Further down the page I asked the key question. There’s always a question I ask myself, one that propels me into the research that helps create the world of the book.
What happened to large gardens during WWI when the staff went off to war?
Well, The Trysting Tree certainly wasn’t simple. Its complexity led me to give up on it twice, disheartened. As for my memo to self, “Not too many characters”, TTT covered a hundred years and involved four families.
Even my choice of narrator had to be abandoned. I started off with the idea that Beechgrave, the big Victorian house where the WWI half of the book was set, could tell its own story, then I realised most of what I’d planned took place outdoors, so I decided the neglected garden should narrate.
But it soon became apparent that the most significant events actually took place in the ancient beech wood on the outskirts of the estate. I realised I had to let the trees narrate. That was the book that wanted to be written. A narrating beech wood was perhaps a crazy notion and certainly a challenge to write, but it supplied the element of mystery and magic I’d wanted.
Here’s how the trees open the story…
She has forgotten what she saw long ago, what she found. Daily she walks in the wood, a woman now, who walked beneath our boughs as a child. Alone then, alone now.

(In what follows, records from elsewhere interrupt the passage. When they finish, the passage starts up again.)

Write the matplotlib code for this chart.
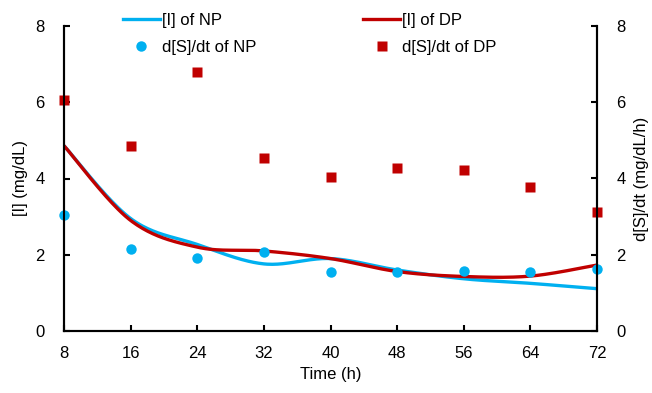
import numpy as np
import matplotlib
matplotlib.use("Agg")
import matplotlib.pyplot as plt
from matplotlib.lines import Line2D

plt.rcParams['font.family'] = ['Liberation Sans', 'DejaVu Sans']
plt.rcParams['font.size'] = 12

# dados lidos do gráfico
time_h = [8, 16, 24, 32, 40, 48, 56, 64, 72]
i_np = [4.86, 2.95, 2.27, 1.76, 1.90, 1.60, 1.37, 1.25, 1.11]
i_dp = [4.86, 2.90, 2.20, 2.10, 1.90, 1.56, 1.43, 1.44, 1.73]
ds_np = [3.04, 2.14, 1.91, 2.08, 1.56, 1.56, 1.58, 1.56, 1.62]
ds_dp = [6.05, 4.86, 6.79, 4.54, 4.05, 4.27, 4.22, 3.77, 3.13]

COR_NP = '#00B0F0'
COR_DP = '#C00000'


def suavizar(x, y, n=40):
    """Curva suavizada estilo Excel (Bezier / Catmull-Rom)."""
    pts = np.column_stack([x, y]).astype(float)
    p = np.vstack([pts[0], pts, pts[-1]])
    t = np.linspace(0, 1, n)[:, None]
    partes = []
    for i in range(1, len(p) - 2):
        p0, p1, p2, p3 = p[i - 1], p[i], p[i + 1], p[i + 2]
        c1 = p1 + (p2 - p0) / 6
        c2 = p2 - (p3 - p1) / 6
        seg = (1 - t) ** 3 * p1 + 3 * (1 - t) ** 2 * t * c1 + 3 * (1 - t) * t ** 2 * c2 + t ** 3 * p2
        partes.append(seg)
    curva = np.vstack(partes)
    return curva[:, 0], curva[:, 1]


fig = plt.figure(figsize=(6.52, 3.93), dpi=100)
ax = fig.add_axes([64 / 652, 1 - 331 / 393, 533 / 652, 305 / 393])
ax2 = ax.twinx()

xs, ys = suavizar(time_h, i_np)
ax.plot(xs, ys, color=COR_NP, lw=2.4, solid_capstyle='butt')
xs, ys = suavizar(time_h, i_dp)
ax.plot(xs, ys, color=COR_DP, lw=2.4, solid_capstyle='butt')

ax2.plot(time_h, ds_np, 'o', color=COR_NP, ms=7.5, mec='none', clip_on=False)
ax2.plot(time_h, ds_dp, 's', color=COR_DP, ms=7, mec='none', clip_on=False)

for a in (ax, ax2):
    a.set_xlim(8, 72)
    a.set_ylim(0, 8)
    a.set_yticks([0, 2, 4, 6, 8])
    a.spines['top'].set_visible(False)
    for s in ('left', 'right', 'bottom'):
        a.spines[s].set_linewidth(1.5)
    a.tick_params(direction='in', length=4, width=1.5, labelsize=12, pad=14)

ax.set_xticks(time_h)
ax.tick_params(axis='x', pad=11)
ax.set_xlabel('Time (h)', labelpad=4)
ax.set_ylabel('[I] (mg/dL)', labelpad=5)
ax2.set_ylabel('d[S]/dt (mg/dL/h)', labelpad=6)

handles = [
    Line2D([], [], color=COR_NP, lw=2.4),
    Line2D([], [], color=COR_NP, marker='o', ls='none', ms=7.5, mec='none'),
    Line2D([], [], color=COR_DP, lw=2.4),
    Line2D([], [], color=COR_DP, marker='s', ls='none', ms=7, mec='none'),
]
labels = ['[I] of NP', 'd[S]/dt of NP', '[I] of DP', 'd[S]/dt of DP']
fig.legend(handles, labels, ncol=2, loc='upper left', bbox_to_anchor=(123 / 652, 1 - 13 / 393),
           frameon=False, borderpad=0, borderaxespad=0, handlelength=2.2, handletextpad=0.15,
           columnspacing=6.4, labelspacing=0.72, fontsize=12)

fig.savefig('out.png', dpi=100)
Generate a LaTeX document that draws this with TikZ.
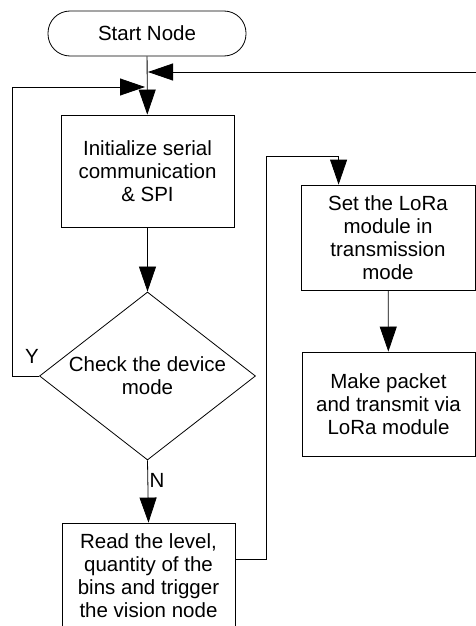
\documentclass[tikz,border=0pt]{standalone}
\usepackage{fontspec}
\setmainfont{Liberation Sans}
\usetikzlibrary{arrows.meta,shapes.geometric}
\begin{document}
\begin{tikzpicture}[x=1pt,y=-1pt,
  line width=0.8pt,
  every node/.style={font=\fontsize{20.5}{23}\selectfont},
  box/.style={draw,rectangle,align=center,inner sep=0pt},
  arr/.style={-{Triangle[length=25pt,width=17pt]}},
  lbl/.style={inner sep=0pt}]
\useasboundingbox (0,0) rectangle (476,626);
\clip (0,0) rectangle (476,626);
\node[box,rounded corners=22pt,minimum width=198pt,minimum height=45pt] (start) at (147,33.5) {Start Node};
\node[box,minimum width=173pt,minimum height=112pt] (init) at (147.5,171) {Initialize serial\\communication\\\& SPI};
\node[draw,diamond,shape aspect=1.2857,inner sep=0pt,minimum width=216pt,minimum height=168pt,align=center] (dec) at (147.5,376) {Check the device\\mode};
\node[box,minimum width=173pt,minimum height=106pt] (read) at (148.5,576) {Read the level,\\quantity of the\\bins and trigger\\the vision node};
\node[box,minimum width=174pt,minimum height=105pt] (lora) at (388,237.5) {Set the LoRa\\module in\\transmission\\mode};
\node[box,minimum width=173pt,minimum height=104pt] (pkt) at (388.5,404) {Make packet\\and transmit via\\LoRa module};
\coordinate (jr) at (148,72);
\coordinate (jl) at (145,87);
\node[lbl] (ylab) at (32,356) {Y};
\node[lbl] (nlab) at (157,480) {N};
\draw[arr] (start) -- (init);
\draw[arr] (pkt.east) -- ++(20,0) |- (jr);
\draw[arr] (dec.west) -- ++(-27,0) |- (jl);
\draw[arr] (init) -- (dec);
\draw[arr] (dec.south) -- (read.north);
\draw[arr] ([yshift=-37pt]read.north east) -- ++(31,0) |- ([xshift=38pt,yshift=28pt]lora.north west) -- ([xshift=38pt]lora.north west);
\draw[arr] (lora) -- (pkt);
\end{tikzpicture}
\end{document}
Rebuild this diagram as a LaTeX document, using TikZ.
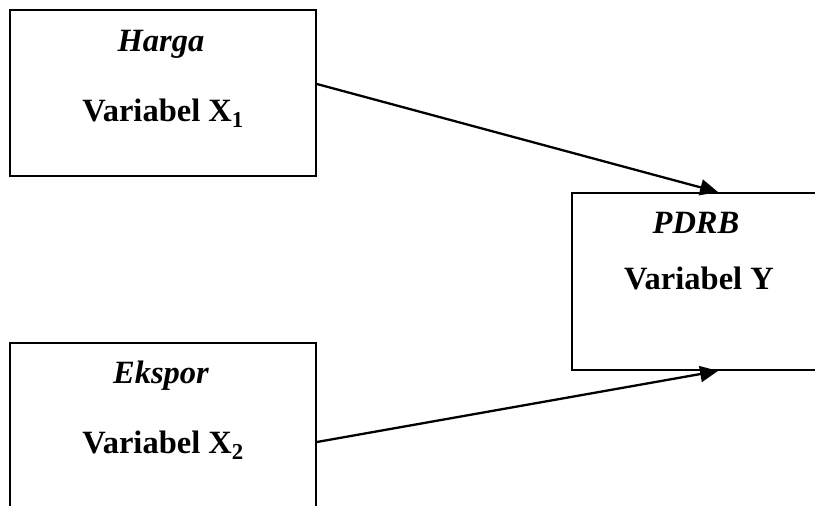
\documentclass[tikz,border=0pt]{standalone}
\usepackage{fontspec}
\setmainfont{Liberation Serif}
\usetikzlibrary{arrows.meta,calc}
\begin{document}
\begin{tikzpicture}[x=1pt,y=-1pt,
  box/.style={draw=black,line width=1.8pt,rectangle,inner sep=0pt},
  lbl/.style={anchor=base,inner sep=0pt,font=\fontsize{32.5}{38}\selectfont\bfseries},
  conn/.style={line width=2.3pt,-{Triangle[length=18pt,width=16pt]}}]
\useasboundingbox (0,0) rectangle (815,506);
\begin{scope}
\clip (0,0) rectangle (815,506);
\node[box,minimum width=306pt,minimum height=166pt] (b1) at (163,93) {};
\node[box,minimum width=254pt,minimum height=177pt] (b2) at (699,281.5) {};
\node[box,minimum width=306pt,minimum height=166pt] (b3) at (163,426) {};
\end{scope}
\node[lbl] (t1) at (161,51) {\itshape Harga};
\node[lbl] (t2) at (163,121) {Variabel X\textsubscript{1}};
\node[lbl] (t3) at (696,233) {\itshape PDRB};
\node[lbl] (t4) at (699,289) {Variabel Y};
\node[lbl] (t5) at (161,383) {\itshape Ekspor};
\node[lbl] (t6) at (163,453) {Variabel X\textsubscript{2}};
\coordinate (s1) at ($(b1.east)+(0,-9)$);
\coordinate (e1) at ($(b2.north west)+(147,0)$);
\coordinate (s2) at ($(b3.east)+(0,16)$);
\coordinate (e2) at ($(b2.south west)+(147,0)$);
\draw[conn] (s1) -- (e1);
\draw[conn] (s2) -- (e2);
\end{tikzpicture}
\end{document}
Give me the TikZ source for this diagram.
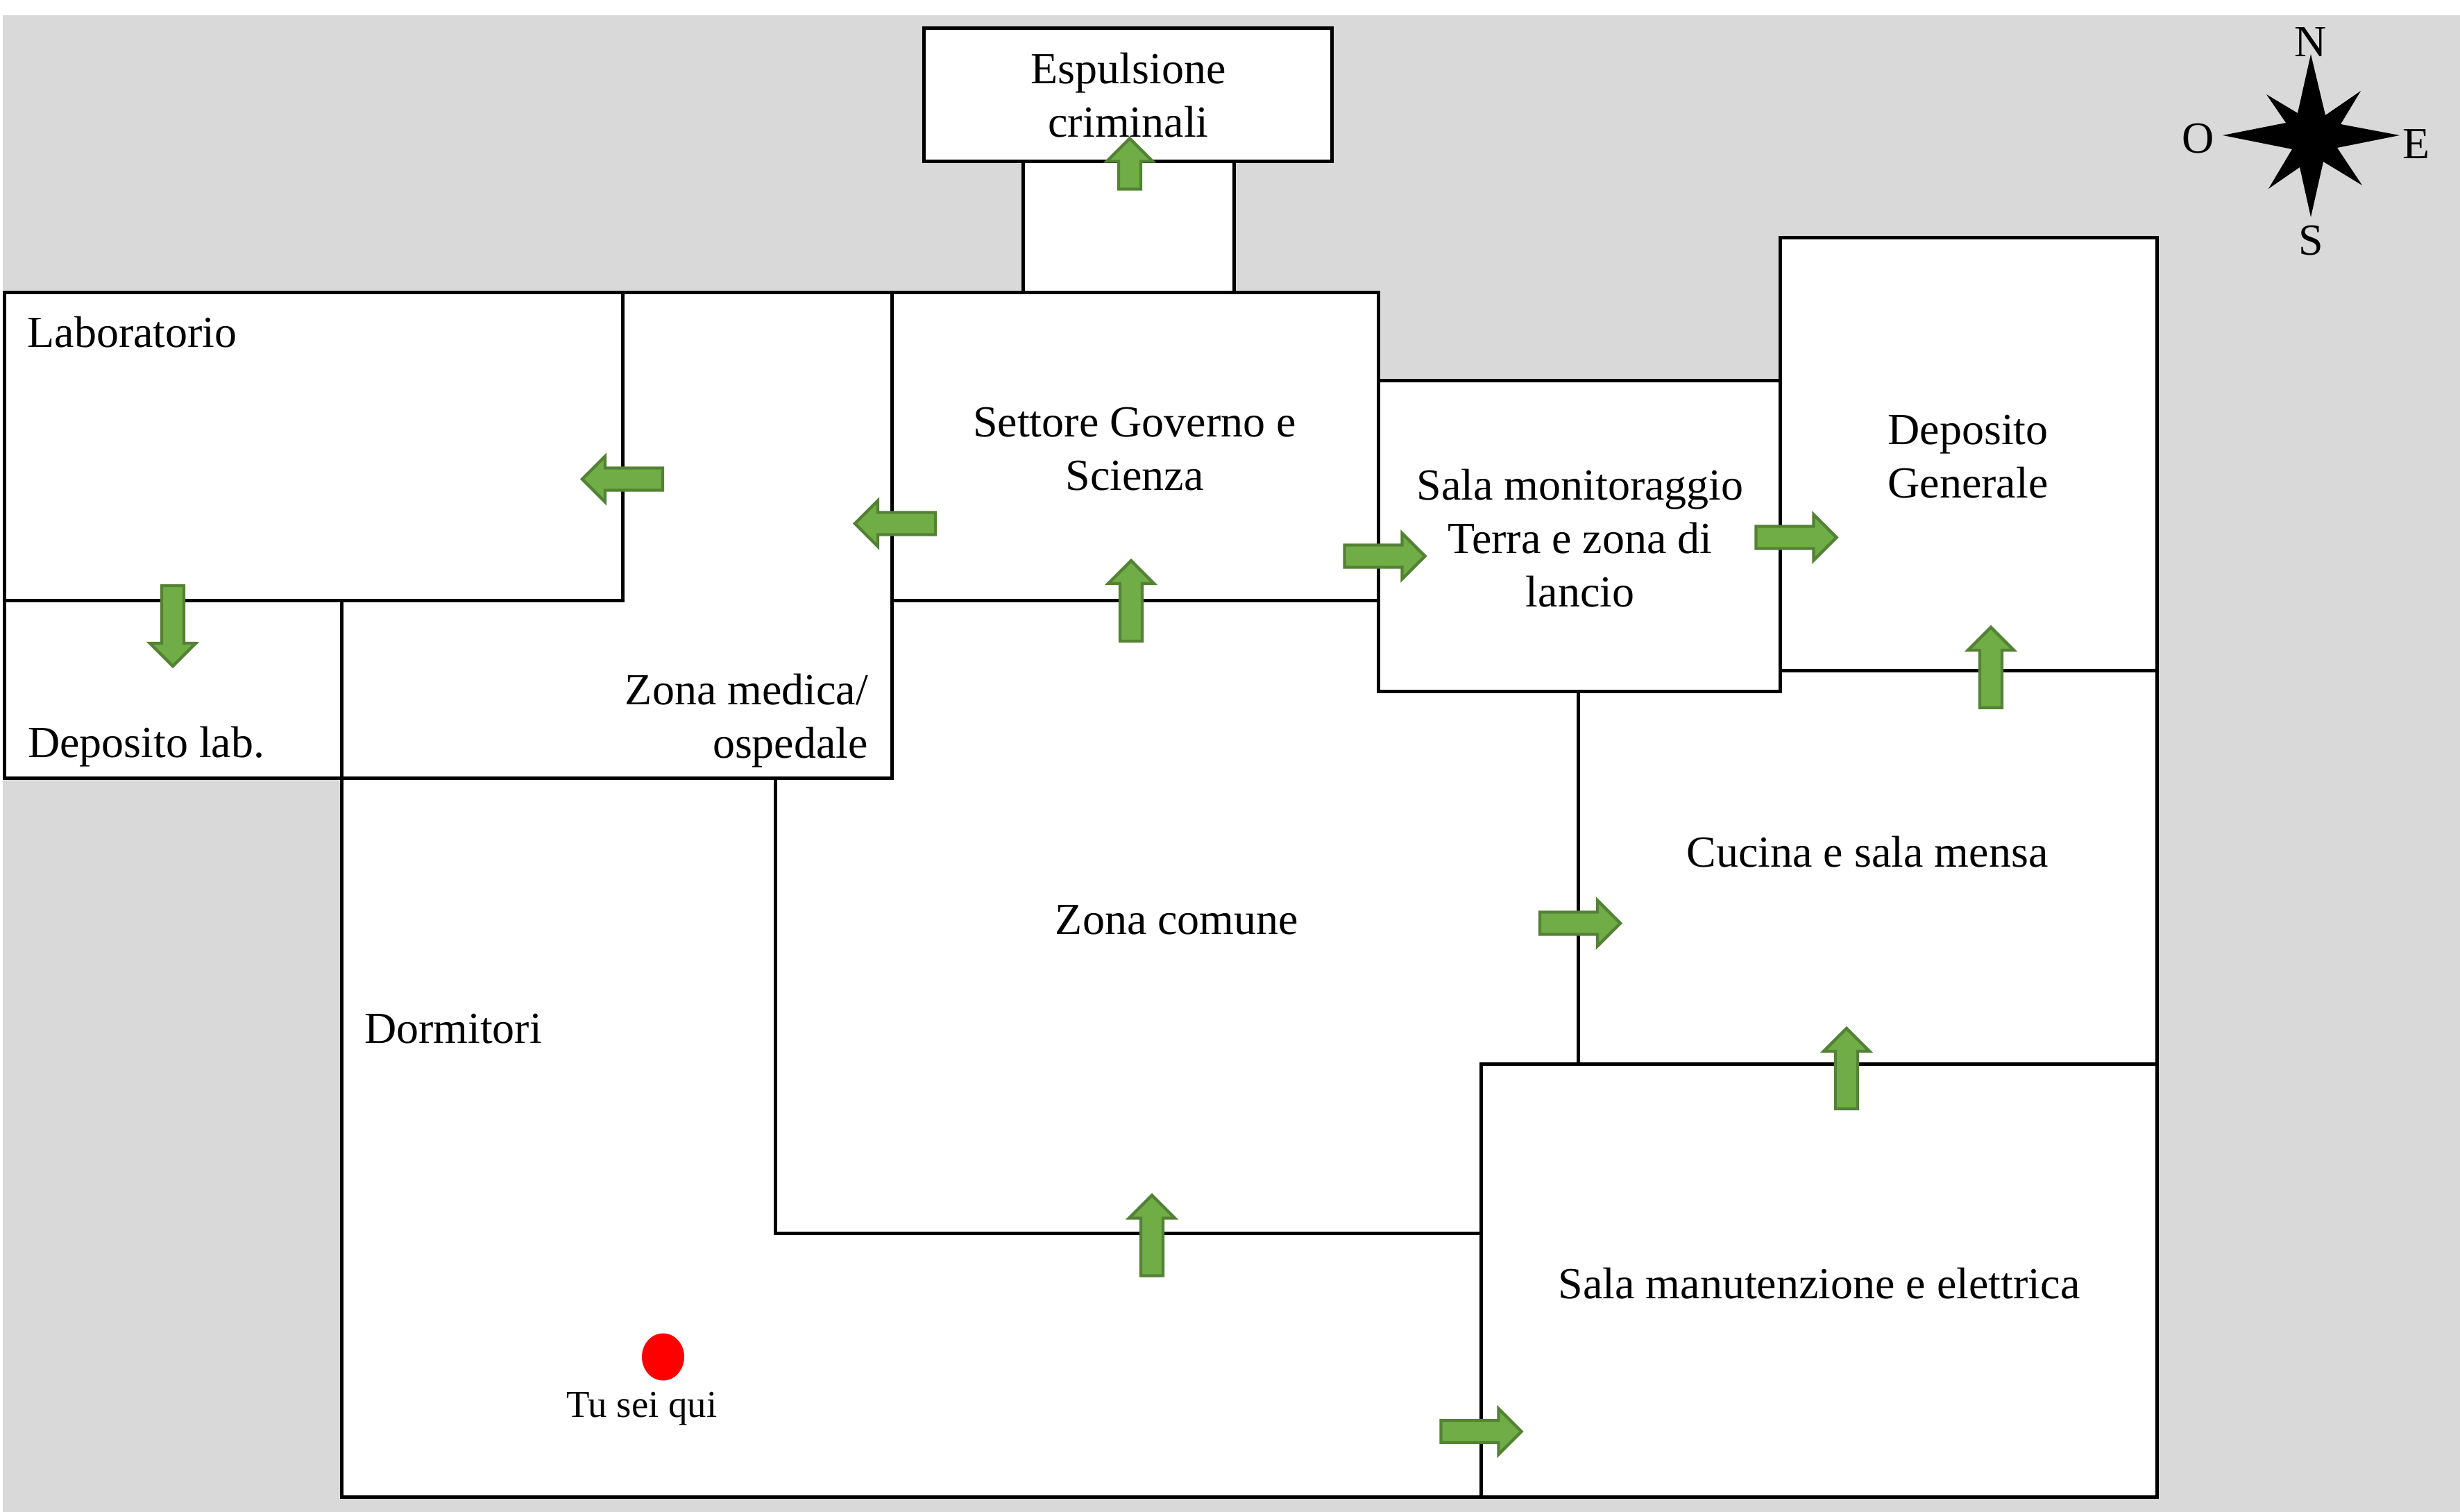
\documentclass[tikz,border=0pt]{standalone}
\usepackage{fontspec}
\setmainfont{Liberation Serif}
\definecolor{bggrey}{HTML}{D9D9D9}
\definecolor{arrowfill}{HTML}{70AD47}
\definecolor{arrowline}{HTML}{548235}
\tikzset{
  room/.style={draw=black,fill=white,line width=2.5pt,line join=miter},
  doorarrow/.style={draw=arrowline,fill=arrowfill,line width=2.2pt,line join=miter},
  lbl/.style={font=\fontsize{32}{38.5}\selectfont,inner sep=0pt,outer sep=0pt},
  lblc/.style={lbl,align=center,anchor=base},
  lbll/.style={lbl,anchor=base west},
  lblr/.style={lbl,align=right,anchor=base east},
}
\newcommand\greenarrow[4]{%
  \draw[doorarrow,shift={(#1,#2)},rotate=#3]
    ({-#4/2},-16) -- ({#4/2-33},-16) -- ({#4/2-33},-33) -- ({#4/2},0)
    -- ({#4/2-33},33) -- ({#4/2-33},16) -- ({-#4/2},16) -- cycle;}
\begin{document}
\begin{tikzpicture}[x=0.5pt,y=-0.5pt]
\useasboundingbox (0,0) rectangle (3545,2179);
\fill[bggrey] (4,22) rectangle (3545,2179);
% rooms
\path[room] (1331.5,40.5) rectangle (1919.5,232);
\path[room] (1474.5,232) rectangle (1778.5,421);
\path[room] (492.3,1121.3) rectangle (3108.3,2157.3);
\path[room] (2274.3,966.3) rectangle (3108.3,1533.3);
\path[room] (1117.3,865.3) -- (2274.3,865.3) -- (2274.3,1533.3) -- (2134.3,1533.3) -- (2134.3,1777.3) -- (1117.3,1777.3) -- cycle;
\path[room] (2134.3,1533.3) rectangle (3108.3,2157.3);
\path[room] (6,421) rectangle (1285.7,1121.3);
\path[room] (6,421) rectangle (897.3,865.3);
\path[room] (6,865.3) rectangle (492.3,1121.3);
\path[room] (1285.7,421) rectangle (1986.5,865.3);
\path[room] (2565.3,342) rectangle (3108.3,966.3);
\path[room] (1986.5,548) rectangle (2565.3,996.3);
% labels
\node[lblc] (espulsione) at (1626,197) {Espulsione\\criminali};
\node[lbll] (laboratorio) at (39.5,500) {Laboratorio};
\node[lbll] (depositolab) at (40,1091) {Deposito lab.};
\node[lblr] (zonamedica) at (1251,1092) {Zona medica/\\ospedale};
\node[lblc] (settore) at (1635,706.5) {Settore Governo e\\Scienza};
\node[lblc] (monitoraggio) at (2277,874) {Sala monitoraggio\\Terra e zona di\\lancio};
\node[lblc] (depositogen) at (2836,717) {Deposito\\Generale};
\node[lblc] (cucina) at (2691,1249) {Cucina e sala mensa};
\node[lblc] (comune) at (1696,1346) {Zona comune};
\node[lbll] (dormitori) at (525,1503) {Dormitori};
\node[lblc] (manutenzione) at (2621.5,1871) {Sala manutenzione e elettrica};
\node[lbl,anchor=base,font=\fontsize{27.4}{32}\selectfont] (tusei) at (925,2042) {Tu sei qui};
\fill[red] (955.5,1955.5) ellipse [x radius=30.5,y radius=34];
% door arrows
\greenarrow{1628}{236}{90}{73}
\greenarrow{897}{690.5}{180}{116}
\greenarrow{1290}{754.5}{180}{116}
\greenarrow{1630}{866}{90}{116}
\greenarrow{1995.5}{801.5}{0}{116}
\greenarrow{2588.5}{774.5}{0}{116}
\greenarrow{2869}{962}{90}{116}
\greenarrow{2277}{1330.5}{0}{116}
\greenarrow{2661}{1540}{90}{116}
\greenarrow{1660}{1780.5}{90}{116}
\greenarrow{2134.5}{2063}{0}{116}
\greenarrow{249}{902}{-90}{116}
% compass
\fill[black] (3330,78) -- (3351,166) -- (3402,131) -- (3373,179) -- (3458,195) -- (3368,213)
  -- (3404,267) -- (3348,233) -- (3330,313) -- (3314,241) -- (3269,272) -- (3303,215)
  -- (3203,195) -- (3294,177) -- (3266,136) -- (3311,163) -- cycle;
\node[lbl,anchor=base] (north) at (3329.5,81) {N};
\node[lbl,anchor=base] (west) at (3168,220) {O};
\node[lbl,anchor=base] (east) at (3482,228) {E};
\node[lbl,anchor=base] (south) at (3330.5,367) {S};
\end{tikzpicture}
\end{document}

The tree still stands, one of our number, where the child swung back and forth, laughing, clutching the thick ropes the man had slung over one of its branches. Now the woman gazes up at the leafy canopy and shivers.
The swing is gone, taken down long ago, but the rope left scars. She doesn’t see them, doesn’t remember. But she’s beginning to wonder if she has forgotten. And what she has forgotten.
There is a hole at the heart of the tree, a dark place that holds secrets. The woman looks up at the hiding place the child could never reach and she wonders.
She is scarred like the tree, with a secret hidden in her heart. Something dark. Forgotten. Unreachable.
About the Book:
THE TRYSTING TREE
A century of secrets…
Four women live in the shadow of the Trysting Tree.
All have something to hide.
A man without a memory walks away from the Somme battlefield, while a young woman grieves beneath the tree that will guard her secret for a hundred years.
Ann de Freitas doesn’t remember what she witnessed when she was five. The truth lies buried in the beech wood, forgotten for forty years. Can love unlock Ann’s heart and mind?
Connor Grenville is restoring the walled garden where his grandmother, Ivy used to play. Before her death, she tried to destroy the family archive. Who was Ivy trying to protect? And why?
When a storm fells the Trysting Tree, revealing a century-old love hidden in its hollow heart, Ann and Connor begin to sift through the past in search of answers. What they discover changes everything.
Linda Gillard lives in Ayrshire, Scotland. She’s the author of eight novels, including STAR GAZING, short-listed in 2009 for Romantic Novel of the Year and the Robin Jenkins Literary Award. Her Kindle bestseller HOUSE OF SILENCE was selected for Amazon UK’s Top Ten Best of 2011 in the Indie Author category.